- DATA EXTRACT -
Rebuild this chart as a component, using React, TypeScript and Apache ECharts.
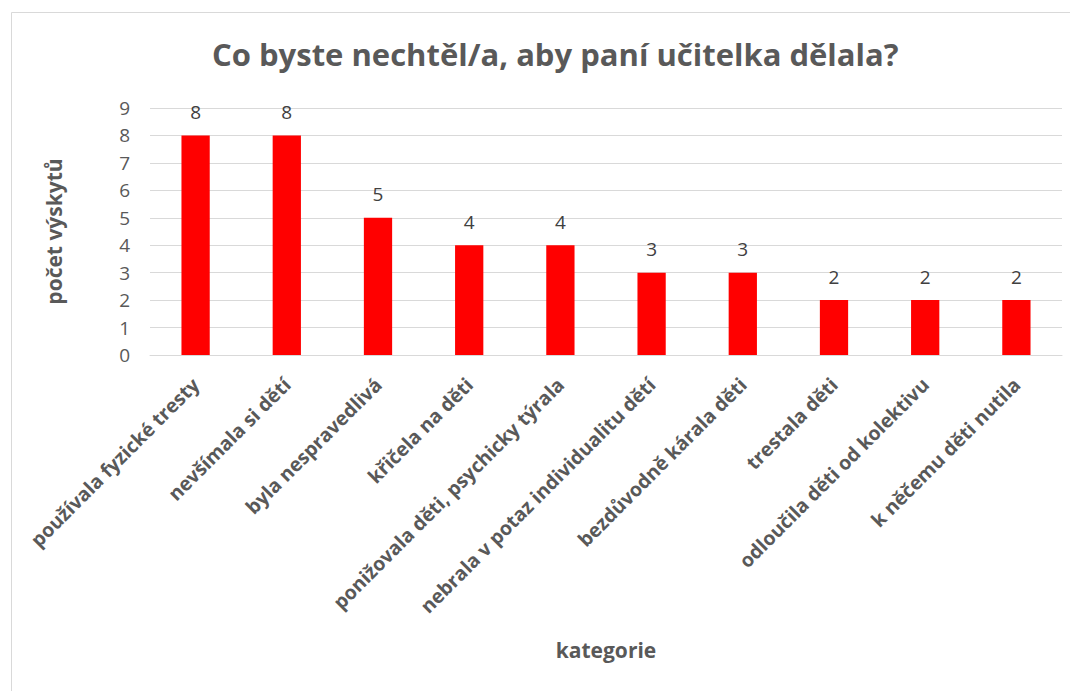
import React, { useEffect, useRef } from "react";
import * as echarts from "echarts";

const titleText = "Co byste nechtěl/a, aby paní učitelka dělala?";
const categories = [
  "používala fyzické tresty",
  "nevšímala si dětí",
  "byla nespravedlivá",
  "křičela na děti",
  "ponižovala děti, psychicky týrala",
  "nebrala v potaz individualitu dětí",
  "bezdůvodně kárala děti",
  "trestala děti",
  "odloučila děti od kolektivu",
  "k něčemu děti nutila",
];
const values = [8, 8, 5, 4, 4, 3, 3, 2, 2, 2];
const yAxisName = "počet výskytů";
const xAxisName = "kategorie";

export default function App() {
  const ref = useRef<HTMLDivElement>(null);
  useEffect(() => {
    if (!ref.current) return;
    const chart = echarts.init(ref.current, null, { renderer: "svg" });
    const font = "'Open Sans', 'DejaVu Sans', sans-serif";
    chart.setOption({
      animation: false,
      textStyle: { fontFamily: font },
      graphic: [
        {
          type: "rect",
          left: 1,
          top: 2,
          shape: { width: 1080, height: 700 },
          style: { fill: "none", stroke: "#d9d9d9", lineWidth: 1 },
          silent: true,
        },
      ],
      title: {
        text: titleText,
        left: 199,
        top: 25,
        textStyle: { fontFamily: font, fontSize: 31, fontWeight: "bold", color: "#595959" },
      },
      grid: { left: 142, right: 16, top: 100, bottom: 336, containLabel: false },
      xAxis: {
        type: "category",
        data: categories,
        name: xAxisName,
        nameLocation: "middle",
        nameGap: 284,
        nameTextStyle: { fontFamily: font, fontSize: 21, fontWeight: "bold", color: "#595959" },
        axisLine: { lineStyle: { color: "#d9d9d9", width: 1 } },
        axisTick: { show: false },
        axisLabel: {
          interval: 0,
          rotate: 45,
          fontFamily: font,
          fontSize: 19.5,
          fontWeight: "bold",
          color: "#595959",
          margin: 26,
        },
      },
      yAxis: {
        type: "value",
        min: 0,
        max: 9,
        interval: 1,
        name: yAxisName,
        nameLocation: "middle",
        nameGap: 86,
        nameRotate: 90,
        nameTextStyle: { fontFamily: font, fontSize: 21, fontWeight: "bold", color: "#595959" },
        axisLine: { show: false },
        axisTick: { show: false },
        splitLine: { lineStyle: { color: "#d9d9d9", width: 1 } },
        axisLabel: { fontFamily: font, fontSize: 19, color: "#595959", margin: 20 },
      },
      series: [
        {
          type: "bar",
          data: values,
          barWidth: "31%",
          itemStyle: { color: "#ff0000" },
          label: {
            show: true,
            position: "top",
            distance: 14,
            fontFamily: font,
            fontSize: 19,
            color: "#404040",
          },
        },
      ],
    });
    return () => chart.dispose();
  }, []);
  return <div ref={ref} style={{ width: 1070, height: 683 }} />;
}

- WRITTEN INSTRUCTION -
Restate exactly, please, only the lines between the start of the data and the line containing "import * as", both ends included, skipping the pictures.

- RESULT BELOW -
Rebuild this chart as a component, using React, TypeScript and Apache ECharts.
import React, { useEffect, useRef } from "react";
import * as echarts from "echarts";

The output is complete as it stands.